___ DATA LISTING ___

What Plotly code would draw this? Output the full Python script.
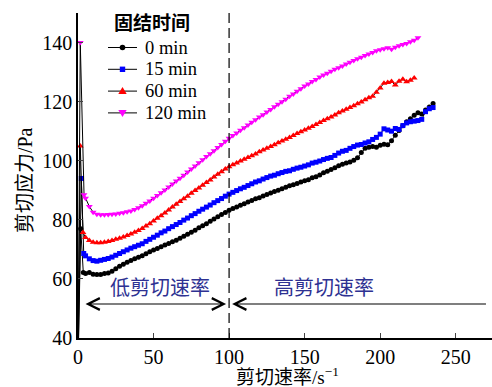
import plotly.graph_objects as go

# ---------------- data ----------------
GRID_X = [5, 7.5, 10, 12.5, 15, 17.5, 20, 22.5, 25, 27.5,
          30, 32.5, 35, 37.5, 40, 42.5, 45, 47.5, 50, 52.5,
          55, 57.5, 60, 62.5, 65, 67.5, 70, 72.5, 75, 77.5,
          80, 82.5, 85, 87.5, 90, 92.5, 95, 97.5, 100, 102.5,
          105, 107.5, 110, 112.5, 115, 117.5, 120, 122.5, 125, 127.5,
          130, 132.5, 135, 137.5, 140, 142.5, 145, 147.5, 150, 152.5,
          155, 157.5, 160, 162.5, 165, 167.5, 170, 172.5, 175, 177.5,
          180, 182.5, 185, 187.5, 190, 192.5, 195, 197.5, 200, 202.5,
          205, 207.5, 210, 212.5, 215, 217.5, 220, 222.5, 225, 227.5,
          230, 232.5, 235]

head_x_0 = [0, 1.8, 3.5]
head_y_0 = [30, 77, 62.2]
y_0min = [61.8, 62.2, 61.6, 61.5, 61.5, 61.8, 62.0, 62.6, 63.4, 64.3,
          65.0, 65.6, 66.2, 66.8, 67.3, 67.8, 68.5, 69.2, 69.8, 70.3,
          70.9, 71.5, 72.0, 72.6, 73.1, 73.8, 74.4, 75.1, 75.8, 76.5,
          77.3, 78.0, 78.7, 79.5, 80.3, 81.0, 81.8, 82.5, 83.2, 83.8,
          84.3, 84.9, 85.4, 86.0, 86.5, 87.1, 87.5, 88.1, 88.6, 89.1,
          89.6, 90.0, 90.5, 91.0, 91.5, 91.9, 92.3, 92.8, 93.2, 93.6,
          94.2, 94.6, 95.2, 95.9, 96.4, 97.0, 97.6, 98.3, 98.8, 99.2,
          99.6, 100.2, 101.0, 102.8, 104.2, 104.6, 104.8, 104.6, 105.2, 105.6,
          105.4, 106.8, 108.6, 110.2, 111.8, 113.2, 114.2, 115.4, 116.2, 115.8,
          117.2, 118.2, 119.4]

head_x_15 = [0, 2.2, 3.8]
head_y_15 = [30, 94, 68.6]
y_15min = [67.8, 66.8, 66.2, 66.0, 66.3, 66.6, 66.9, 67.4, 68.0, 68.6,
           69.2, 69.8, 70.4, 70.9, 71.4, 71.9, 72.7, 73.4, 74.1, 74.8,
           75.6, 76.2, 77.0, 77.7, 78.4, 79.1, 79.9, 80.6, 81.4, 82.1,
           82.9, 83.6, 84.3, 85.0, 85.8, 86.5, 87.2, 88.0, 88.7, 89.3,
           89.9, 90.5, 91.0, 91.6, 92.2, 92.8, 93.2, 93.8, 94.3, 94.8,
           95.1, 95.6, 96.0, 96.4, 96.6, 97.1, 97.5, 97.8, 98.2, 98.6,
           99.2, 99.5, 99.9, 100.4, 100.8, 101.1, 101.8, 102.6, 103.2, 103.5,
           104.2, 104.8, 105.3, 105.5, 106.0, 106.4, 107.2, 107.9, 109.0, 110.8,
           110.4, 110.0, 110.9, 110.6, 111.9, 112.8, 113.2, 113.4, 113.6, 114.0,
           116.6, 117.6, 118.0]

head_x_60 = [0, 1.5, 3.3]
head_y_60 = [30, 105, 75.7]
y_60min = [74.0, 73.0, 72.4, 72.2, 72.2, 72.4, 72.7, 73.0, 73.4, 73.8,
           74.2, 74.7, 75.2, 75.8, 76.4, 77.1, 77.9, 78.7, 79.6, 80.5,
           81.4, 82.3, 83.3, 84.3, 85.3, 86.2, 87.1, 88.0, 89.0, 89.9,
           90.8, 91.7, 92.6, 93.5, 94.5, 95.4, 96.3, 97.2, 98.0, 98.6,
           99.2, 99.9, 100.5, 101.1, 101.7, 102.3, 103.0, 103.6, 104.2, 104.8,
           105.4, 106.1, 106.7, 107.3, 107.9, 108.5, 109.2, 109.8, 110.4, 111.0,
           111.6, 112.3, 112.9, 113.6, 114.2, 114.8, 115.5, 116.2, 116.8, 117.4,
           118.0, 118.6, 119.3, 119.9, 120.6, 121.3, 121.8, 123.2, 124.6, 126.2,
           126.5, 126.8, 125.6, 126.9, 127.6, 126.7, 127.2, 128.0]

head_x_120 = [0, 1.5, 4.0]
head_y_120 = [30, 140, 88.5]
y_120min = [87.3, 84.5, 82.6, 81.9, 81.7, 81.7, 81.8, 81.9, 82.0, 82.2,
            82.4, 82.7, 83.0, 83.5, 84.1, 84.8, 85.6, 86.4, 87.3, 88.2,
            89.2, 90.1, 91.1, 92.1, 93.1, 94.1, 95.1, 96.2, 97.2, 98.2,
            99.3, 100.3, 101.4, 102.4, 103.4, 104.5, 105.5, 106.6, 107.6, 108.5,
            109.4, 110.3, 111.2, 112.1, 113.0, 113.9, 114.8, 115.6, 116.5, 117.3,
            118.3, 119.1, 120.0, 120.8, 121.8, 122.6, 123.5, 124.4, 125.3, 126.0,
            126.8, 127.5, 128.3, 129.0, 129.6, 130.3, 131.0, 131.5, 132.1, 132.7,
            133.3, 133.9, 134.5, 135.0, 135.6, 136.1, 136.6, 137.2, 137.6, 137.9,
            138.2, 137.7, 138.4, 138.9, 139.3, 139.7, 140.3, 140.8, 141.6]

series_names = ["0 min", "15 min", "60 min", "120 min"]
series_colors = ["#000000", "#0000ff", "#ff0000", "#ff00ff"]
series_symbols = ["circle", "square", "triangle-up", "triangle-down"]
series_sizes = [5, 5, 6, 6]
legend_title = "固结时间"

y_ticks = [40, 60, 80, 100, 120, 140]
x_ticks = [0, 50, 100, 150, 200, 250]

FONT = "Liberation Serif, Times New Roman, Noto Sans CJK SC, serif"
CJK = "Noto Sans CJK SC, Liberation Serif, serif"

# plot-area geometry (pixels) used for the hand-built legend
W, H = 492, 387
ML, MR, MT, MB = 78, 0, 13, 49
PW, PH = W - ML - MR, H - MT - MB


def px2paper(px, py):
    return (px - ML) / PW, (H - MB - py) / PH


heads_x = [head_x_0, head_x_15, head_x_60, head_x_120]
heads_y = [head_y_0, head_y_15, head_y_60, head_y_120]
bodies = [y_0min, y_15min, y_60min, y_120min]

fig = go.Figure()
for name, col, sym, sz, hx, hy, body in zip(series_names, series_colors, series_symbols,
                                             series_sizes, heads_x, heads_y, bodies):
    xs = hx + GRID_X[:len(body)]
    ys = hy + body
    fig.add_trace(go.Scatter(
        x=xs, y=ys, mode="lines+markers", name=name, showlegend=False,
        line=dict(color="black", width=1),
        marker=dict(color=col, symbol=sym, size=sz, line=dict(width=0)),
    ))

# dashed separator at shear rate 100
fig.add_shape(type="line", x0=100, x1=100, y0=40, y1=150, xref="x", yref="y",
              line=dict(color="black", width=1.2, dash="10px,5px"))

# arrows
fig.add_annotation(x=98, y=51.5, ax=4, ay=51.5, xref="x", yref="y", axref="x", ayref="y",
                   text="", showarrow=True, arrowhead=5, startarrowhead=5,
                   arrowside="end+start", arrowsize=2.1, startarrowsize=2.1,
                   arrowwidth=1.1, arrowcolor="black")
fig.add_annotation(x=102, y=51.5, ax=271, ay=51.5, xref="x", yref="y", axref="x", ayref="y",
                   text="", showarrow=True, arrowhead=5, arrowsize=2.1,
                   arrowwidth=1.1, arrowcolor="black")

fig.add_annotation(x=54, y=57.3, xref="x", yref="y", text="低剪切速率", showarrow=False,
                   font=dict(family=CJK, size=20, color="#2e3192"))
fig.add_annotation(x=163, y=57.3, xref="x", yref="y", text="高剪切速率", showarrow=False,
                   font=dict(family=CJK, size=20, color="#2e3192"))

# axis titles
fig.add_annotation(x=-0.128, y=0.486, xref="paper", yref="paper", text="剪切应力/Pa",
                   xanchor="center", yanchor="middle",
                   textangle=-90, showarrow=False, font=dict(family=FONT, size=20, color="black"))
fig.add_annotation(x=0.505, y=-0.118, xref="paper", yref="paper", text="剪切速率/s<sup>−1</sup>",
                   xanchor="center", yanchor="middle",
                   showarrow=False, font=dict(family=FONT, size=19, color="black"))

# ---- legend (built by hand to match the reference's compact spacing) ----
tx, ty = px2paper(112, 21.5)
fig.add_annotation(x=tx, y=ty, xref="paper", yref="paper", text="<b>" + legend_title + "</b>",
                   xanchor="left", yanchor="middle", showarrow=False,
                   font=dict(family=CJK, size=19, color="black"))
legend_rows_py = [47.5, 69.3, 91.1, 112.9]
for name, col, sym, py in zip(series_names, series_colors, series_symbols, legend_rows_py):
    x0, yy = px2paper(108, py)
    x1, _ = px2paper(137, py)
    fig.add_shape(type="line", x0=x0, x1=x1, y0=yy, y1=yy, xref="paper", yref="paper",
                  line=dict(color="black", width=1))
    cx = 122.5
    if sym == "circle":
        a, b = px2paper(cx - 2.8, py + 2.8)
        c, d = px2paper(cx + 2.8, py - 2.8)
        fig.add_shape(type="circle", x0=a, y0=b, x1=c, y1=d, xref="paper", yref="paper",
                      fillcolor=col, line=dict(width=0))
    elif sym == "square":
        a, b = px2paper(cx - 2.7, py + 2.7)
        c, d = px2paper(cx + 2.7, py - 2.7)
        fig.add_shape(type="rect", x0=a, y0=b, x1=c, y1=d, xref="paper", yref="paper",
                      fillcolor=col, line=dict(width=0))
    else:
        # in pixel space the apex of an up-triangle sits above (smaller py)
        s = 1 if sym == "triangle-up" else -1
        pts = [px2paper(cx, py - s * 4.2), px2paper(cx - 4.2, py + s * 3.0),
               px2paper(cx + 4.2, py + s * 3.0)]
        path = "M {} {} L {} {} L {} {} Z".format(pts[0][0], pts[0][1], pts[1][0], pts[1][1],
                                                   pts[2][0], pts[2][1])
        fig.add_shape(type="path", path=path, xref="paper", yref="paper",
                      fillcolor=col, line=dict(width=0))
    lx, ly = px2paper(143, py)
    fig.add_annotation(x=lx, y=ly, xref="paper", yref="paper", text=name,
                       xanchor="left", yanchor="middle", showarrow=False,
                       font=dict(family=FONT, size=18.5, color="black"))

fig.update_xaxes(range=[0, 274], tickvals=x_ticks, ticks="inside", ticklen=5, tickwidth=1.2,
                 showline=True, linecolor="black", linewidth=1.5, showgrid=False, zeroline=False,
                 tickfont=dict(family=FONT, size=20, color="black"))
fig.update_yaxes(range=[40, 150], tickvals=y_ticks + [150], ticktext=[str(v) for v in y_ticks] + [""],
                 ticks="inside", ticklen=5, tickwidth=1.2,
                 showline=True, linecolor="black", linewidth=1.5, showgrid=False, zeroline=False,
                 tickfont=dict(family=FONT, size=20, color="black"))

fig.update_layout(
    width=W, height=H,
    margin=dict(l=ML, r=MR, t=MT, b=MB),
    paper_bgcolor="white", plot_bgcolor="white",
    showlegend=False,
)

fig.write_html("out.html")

___
___ DATA LISTING ___

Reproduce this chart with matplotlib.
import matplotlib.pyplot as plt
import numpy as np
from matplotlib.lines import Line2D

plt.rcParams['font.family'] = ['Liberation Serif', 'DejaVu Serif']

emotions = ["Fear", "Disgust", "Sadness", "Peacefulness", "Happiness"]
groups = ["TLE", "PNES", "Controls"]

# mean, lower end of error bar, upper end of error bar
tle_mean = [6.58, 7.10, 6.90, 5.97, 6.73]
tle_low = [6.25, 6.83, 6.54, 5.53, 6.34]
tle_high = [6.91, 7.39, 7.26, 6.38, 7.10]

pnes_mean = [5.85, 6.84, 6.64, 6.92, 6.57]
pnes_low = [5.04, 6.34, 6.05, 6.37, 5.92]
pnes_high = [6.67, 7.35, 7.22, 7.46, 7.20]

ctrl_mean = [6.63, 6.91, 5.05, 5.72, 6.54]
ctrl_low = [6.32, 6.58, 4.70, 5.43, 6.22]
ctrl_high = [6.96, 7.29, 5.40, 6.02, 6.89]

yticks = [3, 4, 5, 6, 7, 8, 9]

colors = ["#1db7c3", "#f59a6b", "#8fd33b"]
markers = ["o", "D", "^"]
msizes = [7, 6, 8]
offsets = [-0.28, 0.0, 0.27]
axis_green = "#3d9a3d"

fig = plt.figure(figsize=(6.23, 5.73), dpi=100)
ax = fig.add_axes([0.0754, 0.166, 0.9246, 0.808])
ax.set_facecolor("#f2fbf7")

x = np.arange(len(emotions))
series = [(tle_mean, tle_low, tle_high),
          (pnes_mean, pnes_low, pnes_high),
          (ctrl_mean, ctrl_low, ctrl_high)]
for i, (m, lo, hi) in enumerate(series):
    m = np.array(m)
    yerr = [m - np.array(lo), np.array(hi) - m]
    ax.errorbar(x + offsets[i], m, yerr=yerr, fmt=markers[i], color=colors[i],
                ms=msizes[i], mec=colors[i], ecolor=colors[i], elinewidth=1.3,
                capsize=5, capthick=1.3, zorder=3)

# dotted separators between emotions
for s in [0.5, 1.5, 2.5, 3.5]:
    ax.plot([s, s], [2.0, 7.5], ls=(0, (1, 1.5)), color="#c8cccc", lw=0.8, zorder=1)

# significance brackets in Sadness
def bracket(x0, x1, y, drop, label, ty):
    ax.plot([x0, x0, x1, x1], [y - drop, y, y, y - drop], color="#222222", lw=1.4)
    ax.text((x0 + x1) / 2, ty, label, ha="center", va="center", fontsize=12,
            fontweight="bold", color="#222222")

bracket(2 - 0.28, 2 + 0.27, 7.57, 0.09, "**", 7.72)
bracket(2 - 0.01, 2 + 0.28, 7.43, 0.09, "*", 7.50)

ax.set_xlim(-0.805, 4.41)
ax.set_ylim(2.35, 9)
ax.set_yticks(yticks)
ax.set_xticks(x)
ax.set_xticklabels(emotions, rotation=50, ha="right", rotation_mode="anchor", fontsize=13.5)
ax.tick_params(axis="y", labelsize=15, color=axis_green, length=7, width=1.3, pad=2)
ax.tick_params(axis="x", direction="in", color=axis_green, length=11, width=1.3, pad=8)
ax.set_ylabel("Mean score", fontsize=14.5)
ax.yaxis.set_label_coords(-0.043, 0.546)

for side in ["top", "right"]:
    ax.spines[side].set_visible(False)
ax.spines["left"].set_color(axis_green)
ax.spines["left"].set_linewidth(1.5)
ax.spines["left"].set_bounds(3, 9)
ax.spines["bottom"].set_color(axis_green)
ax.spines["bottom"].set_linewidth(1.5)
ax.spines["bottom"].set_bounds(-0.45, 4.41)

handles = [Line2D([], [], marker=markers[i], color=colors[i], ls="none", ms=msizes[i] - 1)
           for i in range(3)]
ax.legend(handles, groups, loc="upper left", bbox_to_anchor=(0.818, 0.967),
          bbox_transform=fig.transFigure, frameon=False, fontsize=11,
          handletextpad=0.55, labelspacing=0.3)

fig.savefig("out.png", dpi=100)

___
___ DATA LISTING ___

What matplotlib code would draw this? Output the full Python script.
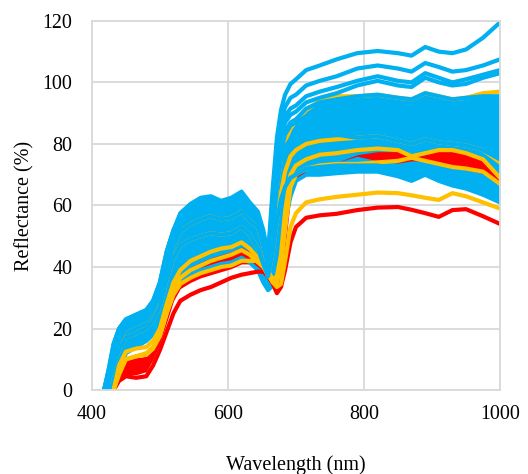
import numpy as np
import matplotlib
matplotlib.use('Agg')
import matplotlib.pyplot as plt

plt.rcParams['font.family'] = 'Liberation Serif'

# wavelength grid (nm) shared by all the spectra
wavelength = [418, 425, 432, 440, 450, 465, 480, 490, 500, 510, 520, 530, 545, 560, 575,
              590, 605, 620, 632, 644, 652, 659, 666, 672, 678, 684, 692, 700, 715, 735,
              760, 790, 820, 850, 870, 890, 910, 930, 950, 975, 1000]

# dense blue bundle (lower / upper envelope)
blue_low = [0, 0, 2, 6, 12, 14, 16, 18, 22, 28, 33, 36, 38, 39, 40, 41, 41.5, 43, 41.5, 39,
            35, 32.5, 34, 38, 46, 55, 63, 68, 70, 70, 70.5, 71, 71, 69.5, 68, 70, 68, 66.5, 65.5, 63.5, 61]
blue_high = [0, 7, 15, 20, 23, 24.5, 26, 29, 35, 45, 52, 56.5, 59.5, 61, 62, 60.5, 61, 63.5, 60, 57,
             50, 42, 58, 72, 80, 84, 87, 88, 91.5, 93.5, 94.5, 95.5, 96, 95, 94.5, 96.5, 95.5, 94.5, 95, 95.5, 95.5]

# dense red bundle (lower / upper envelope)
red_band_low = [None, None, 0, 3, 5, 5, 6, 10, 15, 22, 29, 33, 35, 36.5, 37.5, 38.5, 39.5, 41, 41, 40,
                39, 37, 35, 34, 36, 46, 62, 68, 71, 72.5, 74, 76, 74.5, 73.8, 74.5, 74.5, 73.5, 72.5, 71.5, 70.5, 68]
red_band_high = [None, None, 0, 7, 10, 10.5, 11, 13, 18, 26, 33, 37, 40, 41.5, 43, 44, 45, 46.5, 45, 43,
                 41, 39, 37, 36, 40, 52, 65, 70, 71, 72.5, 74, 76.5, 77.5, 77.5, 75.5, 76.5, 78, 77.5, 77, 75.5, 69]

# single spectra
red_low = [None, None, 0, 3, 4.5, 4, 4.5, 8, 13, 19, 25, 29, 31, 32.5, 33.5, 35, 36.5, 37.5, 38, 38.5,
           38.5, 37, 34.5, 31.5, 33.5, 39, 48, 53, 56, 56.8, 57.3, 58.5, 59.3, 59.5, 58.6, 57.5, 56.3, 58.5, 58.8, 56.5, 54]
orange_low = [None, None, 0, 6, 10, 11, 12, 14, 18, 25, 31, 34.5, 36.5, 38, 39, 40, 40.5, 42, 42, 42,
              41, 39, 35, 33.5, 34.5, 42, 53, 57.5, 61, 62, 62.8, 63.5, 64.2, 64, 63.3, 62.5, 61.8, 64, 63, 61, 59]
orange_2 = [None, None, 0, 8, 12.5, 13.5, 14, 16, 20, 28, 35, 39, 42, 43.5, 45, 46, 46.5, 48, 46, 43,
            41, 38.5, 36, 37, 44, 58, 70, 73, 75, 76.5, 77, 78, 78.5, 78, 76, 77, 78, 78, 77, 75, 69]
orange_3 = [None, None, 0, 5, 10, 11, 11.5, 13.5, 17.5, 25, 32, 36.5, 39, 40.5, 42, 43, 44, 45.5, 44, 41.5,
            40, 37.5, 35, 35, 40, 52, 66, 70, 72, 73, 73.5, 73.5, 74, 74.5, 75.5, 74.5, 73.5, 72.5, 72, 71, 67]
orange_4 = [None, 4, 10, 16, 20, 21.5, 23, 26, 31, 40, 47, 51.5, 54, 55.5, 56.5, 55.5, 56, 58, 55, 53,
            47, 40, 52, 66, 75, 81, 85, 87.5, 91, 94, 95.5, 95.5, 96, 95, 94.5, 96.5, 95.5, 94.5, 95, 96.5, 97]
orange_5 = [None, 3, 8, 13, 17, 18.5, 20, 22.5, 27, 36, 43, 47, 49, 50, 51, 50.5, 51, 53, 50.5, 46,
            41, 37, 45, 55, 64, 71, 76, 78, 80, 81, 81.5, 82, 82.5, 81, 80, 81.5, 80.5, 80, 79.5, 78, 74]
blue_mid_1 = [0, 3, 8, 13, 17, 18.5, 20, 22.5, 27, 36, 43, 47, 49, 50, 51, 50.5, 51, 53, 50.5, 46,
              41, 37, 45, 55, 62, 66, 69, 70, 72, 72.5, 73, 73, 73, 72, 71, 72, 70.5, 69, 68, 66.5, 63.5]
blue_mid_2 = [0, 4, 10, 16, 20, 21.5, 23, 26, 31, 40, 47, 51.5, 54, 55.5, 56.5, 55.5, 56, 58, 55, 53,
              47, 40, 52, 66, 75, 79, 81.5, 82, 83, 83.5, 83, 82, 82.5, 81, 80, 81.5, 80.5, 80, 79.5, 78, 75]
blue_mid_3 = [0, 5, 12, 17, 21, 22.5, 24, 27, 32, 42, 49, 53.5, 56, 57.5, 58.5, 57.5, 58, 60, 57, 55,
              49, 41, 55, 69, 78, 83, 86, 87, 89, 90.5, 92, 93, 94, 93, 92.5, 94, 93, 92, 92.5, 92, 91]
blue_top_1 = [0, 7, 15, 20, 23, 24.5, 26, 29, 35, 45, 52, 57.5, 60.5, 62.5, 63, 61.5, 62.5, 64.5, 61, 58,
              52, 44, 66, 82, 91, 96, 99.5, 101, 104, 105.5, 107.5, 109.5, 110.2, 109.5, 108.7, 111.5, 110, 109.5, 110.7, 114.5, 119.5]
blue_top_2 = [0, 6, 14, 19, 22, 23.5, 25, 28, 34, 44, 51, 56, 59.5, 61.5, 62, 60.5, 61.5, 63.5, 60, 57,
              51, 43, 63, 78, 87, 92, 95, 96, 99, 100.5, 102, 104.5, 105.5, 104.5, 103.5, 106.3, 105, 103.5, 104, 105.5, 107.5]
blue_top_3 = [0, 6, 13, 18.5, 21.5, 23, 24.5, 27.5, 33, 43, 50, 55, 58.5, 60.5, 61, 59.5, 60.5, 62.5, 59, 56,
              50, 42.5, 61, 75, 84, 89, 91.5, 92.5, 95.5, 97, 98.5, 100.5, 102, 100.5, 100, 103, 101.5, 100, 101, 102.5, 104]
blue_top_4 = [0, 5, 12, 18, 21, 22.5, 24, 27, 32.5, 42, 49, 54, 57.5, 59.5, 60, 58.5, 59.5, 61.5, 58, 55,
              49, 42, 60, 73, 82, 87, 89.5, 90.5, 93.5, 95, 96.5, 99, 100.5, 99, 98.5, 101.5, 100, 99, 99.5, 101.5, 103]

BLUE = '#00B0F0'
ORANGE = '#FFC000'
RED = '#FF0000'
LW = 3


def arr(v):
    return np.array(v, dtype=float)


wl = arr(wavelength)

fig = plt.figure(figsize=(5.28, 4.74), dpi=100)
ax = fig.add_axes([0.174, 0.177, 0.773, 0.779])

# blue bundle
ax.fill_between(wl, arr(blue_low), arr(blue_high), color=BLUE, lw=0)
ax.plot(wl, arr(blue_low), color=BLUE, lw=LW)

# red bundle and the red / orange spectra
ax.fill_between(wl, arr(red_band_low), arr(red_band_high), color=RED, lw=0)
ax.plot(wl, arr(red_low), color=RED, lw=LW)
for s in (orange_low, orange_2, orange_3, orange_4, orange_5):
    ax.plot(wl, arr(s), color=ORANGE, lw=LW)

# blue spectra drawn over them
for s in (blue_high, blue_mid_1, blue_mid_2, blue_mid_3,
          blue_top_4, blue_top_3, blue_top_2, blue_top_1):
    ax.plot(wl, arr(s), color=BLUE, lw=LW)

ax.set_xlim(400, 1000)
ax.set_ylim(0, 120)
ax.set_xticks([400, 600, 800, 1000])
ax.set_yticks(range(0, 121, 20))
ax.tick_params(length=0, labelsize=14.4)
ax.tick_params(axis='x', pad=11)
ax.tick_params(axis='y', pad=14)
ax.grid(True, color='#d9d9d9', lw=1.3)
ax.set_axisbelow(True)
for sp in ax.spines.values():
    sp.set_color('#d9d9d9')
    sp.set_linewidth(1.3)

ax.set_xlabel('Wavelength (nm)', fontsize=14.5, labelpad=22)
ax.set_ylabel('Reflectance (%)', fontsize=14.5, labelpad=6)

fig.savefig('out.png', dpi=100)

___

■ **JOB**
The first line to copy holds "What Plotly code", and the last holds "import plotly.graph_objects as go". Copy them and the lines between exactly, leaving out pictures.

■ **RESULT**
What Plotly code would draw this? Output the full Python script.
import plotly.graph_objects as go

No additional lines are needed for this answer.